**Task brief**
Would you output the whole listing below, exactly as it reads?

**Provided data**
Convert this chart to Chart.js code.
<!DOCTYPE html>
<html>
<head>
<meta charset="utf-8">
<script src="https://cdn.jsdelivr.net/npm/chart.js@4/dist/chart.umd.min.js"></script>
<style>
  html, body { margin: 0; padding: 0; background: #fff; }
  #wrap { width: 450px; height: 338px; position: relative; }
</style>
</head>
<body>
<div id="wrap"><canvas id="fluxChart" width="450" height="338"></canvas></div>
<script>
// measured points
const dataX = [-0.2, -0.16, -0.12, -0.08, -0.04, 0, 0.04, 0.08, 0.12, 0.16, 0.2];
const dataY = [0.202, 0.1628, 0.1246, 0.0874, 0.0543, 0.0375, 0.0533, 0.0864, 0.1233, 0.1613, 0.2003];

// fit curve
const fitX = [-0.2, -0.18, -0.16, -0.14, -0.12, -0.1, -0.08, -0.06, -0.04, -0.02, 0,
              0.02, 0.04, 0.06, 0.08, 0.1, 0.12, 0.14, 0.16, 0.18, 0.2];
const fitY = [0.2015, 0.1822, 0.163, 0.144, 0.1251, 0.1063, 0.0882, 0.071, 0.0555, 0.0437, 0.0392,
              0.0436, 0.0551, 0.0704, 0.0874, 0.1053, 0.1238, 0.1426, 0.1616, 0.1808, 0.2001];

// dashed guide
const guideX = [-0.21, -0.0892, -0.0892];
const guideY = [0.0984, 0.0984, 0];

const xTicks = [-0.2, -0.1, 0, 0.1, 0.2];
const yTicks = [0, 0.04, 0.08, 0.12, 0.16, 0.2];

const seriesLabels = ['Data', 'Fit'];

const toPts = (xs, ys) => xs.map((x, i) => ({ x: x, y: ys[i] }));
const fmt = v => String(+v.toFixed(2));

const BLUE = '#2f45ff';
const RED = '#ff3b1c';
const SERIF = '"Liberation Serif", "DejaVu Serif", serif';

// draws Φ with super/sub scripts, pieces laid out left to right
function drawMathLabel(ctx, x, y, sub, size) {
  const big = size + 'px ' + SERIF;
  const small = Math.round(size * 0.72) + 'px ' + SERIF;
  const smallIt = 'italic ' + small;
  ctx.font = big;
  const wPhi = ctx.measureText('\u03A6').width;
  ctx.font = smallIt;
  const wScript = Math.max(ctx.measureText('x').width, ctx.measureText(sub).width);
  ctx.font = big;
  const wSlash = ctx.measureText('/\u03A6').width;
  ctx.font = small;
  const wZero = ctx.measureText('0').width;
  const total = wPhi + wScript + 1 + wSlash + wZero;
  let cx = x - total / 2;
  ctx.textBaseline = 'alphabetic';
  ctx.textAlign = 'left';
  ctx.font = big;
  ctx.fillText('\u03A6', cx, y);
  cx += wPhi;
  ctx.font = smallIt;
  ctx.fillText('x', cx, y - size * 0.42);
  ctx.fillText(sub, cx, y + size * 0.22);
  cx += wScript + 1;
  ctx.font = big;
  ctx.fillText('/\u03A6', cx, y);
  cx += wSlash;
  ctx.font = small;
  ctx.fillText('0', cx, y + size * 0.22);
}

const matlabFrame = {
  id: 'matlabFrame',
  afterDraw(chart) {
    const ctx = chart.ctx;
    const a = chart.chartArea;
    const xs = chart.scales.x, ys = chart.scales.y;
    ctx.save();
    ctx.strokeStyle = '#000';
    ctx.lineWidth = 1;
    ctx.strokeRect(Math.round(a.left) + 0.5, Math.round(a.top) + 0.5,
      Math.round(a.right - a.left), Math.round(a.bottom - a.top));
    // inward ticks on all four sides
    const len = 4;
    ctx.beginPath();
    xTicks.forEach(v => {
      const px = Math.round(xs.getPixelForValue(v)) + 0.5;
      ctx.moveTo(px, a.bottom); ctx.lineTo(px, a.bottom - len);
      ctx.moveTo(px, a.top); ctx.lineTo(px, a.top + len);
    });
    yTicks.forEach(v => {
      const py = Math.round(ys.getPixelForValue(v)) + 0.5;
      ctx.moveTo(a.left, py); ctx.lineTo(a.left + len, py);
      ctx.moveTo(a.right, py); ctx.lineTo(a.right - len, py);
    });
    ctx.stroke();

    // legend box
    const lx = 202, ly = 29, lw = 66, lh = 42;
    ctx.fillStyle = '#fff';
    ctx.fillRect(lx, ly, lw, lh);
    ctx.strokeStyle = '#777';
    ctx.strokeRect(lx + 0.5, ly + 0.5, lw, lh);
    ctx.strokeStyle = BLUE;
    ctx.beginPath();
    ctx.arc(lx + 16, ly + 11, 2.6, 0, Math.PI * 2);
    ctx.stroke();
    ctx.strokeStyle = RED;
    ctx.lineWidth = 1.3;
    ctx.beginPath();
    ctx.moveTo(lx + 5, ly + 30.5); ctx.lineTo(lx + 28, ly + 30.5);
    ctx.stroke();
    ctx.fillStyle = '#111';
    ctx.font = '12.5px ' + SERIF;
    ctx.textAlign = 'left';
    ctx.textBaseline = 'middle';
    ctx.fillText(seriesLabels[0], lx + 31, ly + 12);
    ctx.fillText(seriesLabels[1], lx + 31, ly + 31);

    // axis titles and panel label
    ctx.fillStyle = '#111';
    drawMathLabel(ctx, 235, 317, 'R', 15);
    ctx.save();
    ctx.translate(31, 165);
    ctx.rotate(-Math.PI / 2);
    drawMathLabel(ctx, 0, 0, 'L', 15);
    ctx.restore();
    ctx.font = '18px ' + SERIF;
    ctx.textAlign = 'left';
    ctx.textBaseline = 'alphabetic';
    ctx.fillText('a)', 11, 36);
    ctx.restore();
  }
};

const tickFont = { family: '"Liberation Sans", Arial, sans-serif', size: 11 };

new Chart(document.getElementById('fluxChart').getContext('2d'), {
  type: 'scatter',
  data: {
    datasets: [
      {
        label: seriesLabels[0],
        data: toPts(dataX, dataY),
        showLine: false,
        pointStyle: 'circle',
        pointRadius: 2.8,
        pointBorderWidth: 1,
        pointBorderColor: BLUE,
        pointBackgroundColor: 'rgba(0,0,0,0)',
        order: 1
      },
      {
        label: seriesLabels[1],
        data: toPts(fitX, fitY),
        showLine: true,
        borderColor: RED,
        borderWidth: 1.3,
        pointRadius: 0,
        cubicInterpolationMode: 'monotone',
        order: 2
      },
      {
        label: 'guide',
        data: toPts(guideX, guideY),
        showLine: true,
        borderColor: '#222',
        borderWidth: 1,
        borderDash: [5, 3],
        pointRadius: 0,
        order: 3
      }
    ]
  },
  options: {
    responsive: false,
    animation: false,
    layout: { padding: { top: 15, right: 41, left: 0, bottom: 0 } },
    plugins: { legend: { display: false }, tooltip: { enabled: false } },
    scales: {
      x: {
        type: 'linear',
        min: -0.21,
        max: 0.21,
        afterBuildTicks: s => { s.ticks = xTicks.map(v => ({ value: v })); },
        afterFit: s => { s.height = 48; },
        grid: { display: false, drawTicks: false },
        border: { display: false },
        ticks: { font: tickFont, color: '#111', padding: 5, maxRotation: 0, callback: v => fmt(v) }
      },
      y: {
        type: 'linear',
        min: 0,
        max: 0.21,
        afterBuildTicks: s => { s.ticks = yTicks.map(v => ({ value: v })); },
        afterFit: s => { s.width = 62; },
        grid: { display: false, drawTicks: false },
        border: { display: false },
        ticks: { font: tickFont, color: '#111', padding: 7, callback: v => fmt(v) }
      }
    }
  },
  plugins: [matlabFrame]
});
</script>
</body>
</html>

**Task output**
Convert this chart to Chart.js code.
<!DOCTYPE html>
<html>
<head>
<meta charset="utf-8">
<script src="https://cdn.jsdelivr.net/npm/chart.js@4/dist/chart.umd.min.js"></script>
<style>
  html, body { margin: 0; padding: 0; background: #fff; }
  #wrap { width: 450px; height: 338px; position: relative; }
</style>
</head>
<body>
<div id="wrap"><canvas id="fluxChart" width="450" height="338"></canvas></div>
<script>
// measured points
const dataX = [-0.2, -0.16, -0.12, -0.08, -0.04, 0, 0.04, 0.08, 0.12, 0.16, 0.2];
const dataY = [0.202, 0.1628, 0.1246, 0.0874, 0.0543, 0.0375, 0.0533, 0.0864, 0.1233, 0.1613, 0.2003];

// fit curve
const fitX = [-0.2, -0.18, -0.16, -0.14, -0.12, -0.1, -0.08, -0.06, -0.04, -0.02, 0,
              0.02, 0.04, 0.06, 0.08, 0.1, 0.12, 0.14, 0.16, 0.18, 0.2];
const fitY = [0.2015, 0.1822, 0.163, 0.144, 0.1251, 0.1063, 0.0882, 0.071, 0.0555, 0.0437, 0.0392,
              0.0436, 0.0551, 0.0704, 0.0874, 0.1053, 0.1238, 0.1426, 0.1616, 0.1808, 0.2001];

// dashed guide
const guideX = [-0.21, -0.0892, -0.0892];
const guideY = [0.0984, 0.0984, 0];

const xTicks = [-0.2, -0.1, 0, 0.1, 0.2];
const yTicks = [0, 0.04, 0.08, 0.12, 0.16, 0.2];

const seriesLabels = ['Data', 'Fit'];

const toPts = (xs, ys) => xs.map((x, i) => ({ x: x, y: ys[i] }));
const fmt = v => String(+v.toFixed(2));

const BLUE = '#2f45ff';
const RED = '#ff3b1c';
const SERIF = '"Liberation Serif", "DejaVu Serif", serif';

// draws Φ with super/sub scripts, pieces laid out left to right
function drawMathLabel(ctx, x, y, sub, size) {
  const big = size + 'px ' + SERIF;
  const small = Math.round(size * 0.72) + 'px ' + SERIF;
  const smallIt = 'italic ' + small;
  ctx.font = big;
  const wPhi = ctx.measureText('\u03A6').width;
  ctx.font = smallIt;
  const wScript = Math.max(ctx.measureText('x').width, ctx.measureText(sub).width);
  ctx.font = big;
  const wSlash = ctx.measureText('/\u03A6').width;
  ctx.font = small;
  const wZero = ctx.measureText('0').width;
  const total = wPhi + wScript + 1 + wSlash + wZero;
  let cx = x - total / 2;
  ctx.textBaseline = 'alphabetic';
  ctx.textAlign = 'left';
  ctx.font = big;
  ctx.fillText('\u03A6', cx, y);
  cx += wPhi;
  ctx.font = smallIt;
  ctx.fillText('x', cx, y - size * 0.42);
  ctx.fillText(sub, cx, y + size * 0.22);
  cx += wScript + 1;
  ctx.font = big;
  ctx.fillText('/\u03A6', cx, y);
  cx += wSlash;
  ctx.font = small;
  ctx.fillText('0', cx, y + size * 0.22);
}

const matlabFrame = {
  id: 'matlabFrame',
  afterDraw(chart) {
    const ctx = chart.ctx;
    const a = chart.chartArea;
    const xs = chart.scales.x, ys = chart.scales.y;
    ctx.save();
    ctx.strokeStyle = '#000';
    ctx.lineWidth = 1;
    ctx.strokeRect(Math.round(a.left) + 0.5, Math.round(a.top) + 0.5,
      Math.round(a.right - a.left), Math.round(a.bottom - a.top));
    // inward ticks on all four sides
    const len = 4;
    ctx.beginPath();
    xTicks.forEach(v => {
      const px = Math.round(xs.getPixelForValue(v)) + 0.5;
      ctx.moveTo(px, a.bottom); ctx.lineTo(px, a.bottom - len);
      ctx.moveTo(px, a.top); ctx.lineTo(px, a.top + len);
    });
    yTicks.forEach(v => {
      const py = Math.round(ys.getPixelForValue(v)) + 0.5;
      ctx.moveTo(a.left, py); ctx.lineTo(a.left + len, py);
      ctx.moveTo(a.right, py); ctx.lineTo(a.right - len, py);
    });
    ctx.stroke();

    // legend box
    const lx = 202, ly = 29, lw = 66, lh = 42;
    ctx.fillStyle = '#fff';
    ctx.fillRect(lx, ly, lw, lh);
    ctx.strokeStyle = '#777';
    ctx.strokeRect(lx + 0.5, ly + 0.5, lw, lh);
    ctx.strokeStyle = BLUE;
    ctx.beginPath();
    ctx.arc(lx + 16, ly + 11, 2.6, 0, Math.PI * 2);
    ctx.stroke();
    ctx.strokeStyle = RED;
    ctx.lineWidth = 1.3;
    ctx.beginPath();
    ctx.moveTo(lx + 5, ly + 30.5); ctx.lineTo(lx + 28, ly + 30.5);
    ctx.stroke();
    ctx.fillStyle = '#111';
    ctx.font = '12.5px ' + SERIF;
    ctx.textAlign = 'left';
    ctx.textBaseline = 'middle';
    ctx.fillText(seriesLabels[0], lx + 31, ly + 12);
    ctx.fillText(seriesLabels[1], lx + 31, ly + 31);

    // axis titles and panel label
    ctx.fillStyle = '#111';
    drawMathLabel(ctx, 235, 317, 'R', 15);
    ctx.save();
    ctx.translate(31, 165);
    ctx.rotate(-Math.PI / 2);
    drawMathLabel(ctx, 0, 0, 'L', 15);
    ctx.restore();
    ctx.font = '18px ' + SERIF;
    ctx.textAlign = 'left';
    ctx.textBaseline = 'alphabetic';
    ctx.fillText('a)', 11, 36);
    ctx.restore();
  }
};

const tickFont = { family: '"Liberation Sans", Arial, sans-serif', size: 11 };

new Chart(document.getElementById('fluxChart').getContext('2d'), {
  type: 'scatter',
  data: {
    datasets: [
      {
        label: seriesLabels[0],
        data: toPts(dataX, dataY),
        showLine: false,
        pointStyle: 'circle',
        pointRadius: 2.8,
        pointBorderWidth: 1,
        pointBorderColor: BLUE,
        pointBackgroundColor: 'rgba(0,0,0,0)',
        order: 1
      },
      {
        label: seriesLabels[1],
        data: toPts(fitX, fitY),
        showLine: true,
        borderColor: RED,
        borderWidth: 1.3,
        pointRadius: 0,
        cubicInterpolationMode: 'monotone',
        order: 2
      },
      {
        label: 'guide',
        data: toPts(guideX, guideY),
        showLine: true,
        borderColor: '#222',
        borderWidth: 1,
        borderDash: [5, 3],
        pointRadius: 0,
        order: 3
      }
    ]
  },
  options: {
    responsive: false,
    animation: false,
    layout: { padding: { top: 15, right: 41, left: 0, bottom: 0 } },
    plugins: { legend: { display: false }, tooltip: { enabled: false } },
    scales: {
      x: {
        type: 'linear',
        min: -0.21,
        max: 0.21,
        afterBuildTicks: s => { s.ticks = xTicks.map(v => ({ value: v })); },
        afterFit: s => { s.height = 48; },
        grid: { display: false, drawTicks: false },
        border: { display: false },
        ticks: { font: tickFont, color: '#111', padding: 5, maxRotation: 0, callback: v => fmt(v) }
      },
      y: {
        type: 'linear',
        min: 0,
        max: 0.21,
        afterBuildTicks: s => { s.ticks = yTicks.map(v => ({ value: v })); },
        afterFit: s => { s.width = 62; },
        grid: { display: false, drawTicks: false },
        border: { display: false },
        ticks: { font: tickFont, color: '#111', padding: 7, callback: v => fmt(v) }
      }
    }
  },
  plugins: [matlabFrame]
});
</script>
</body>
</html>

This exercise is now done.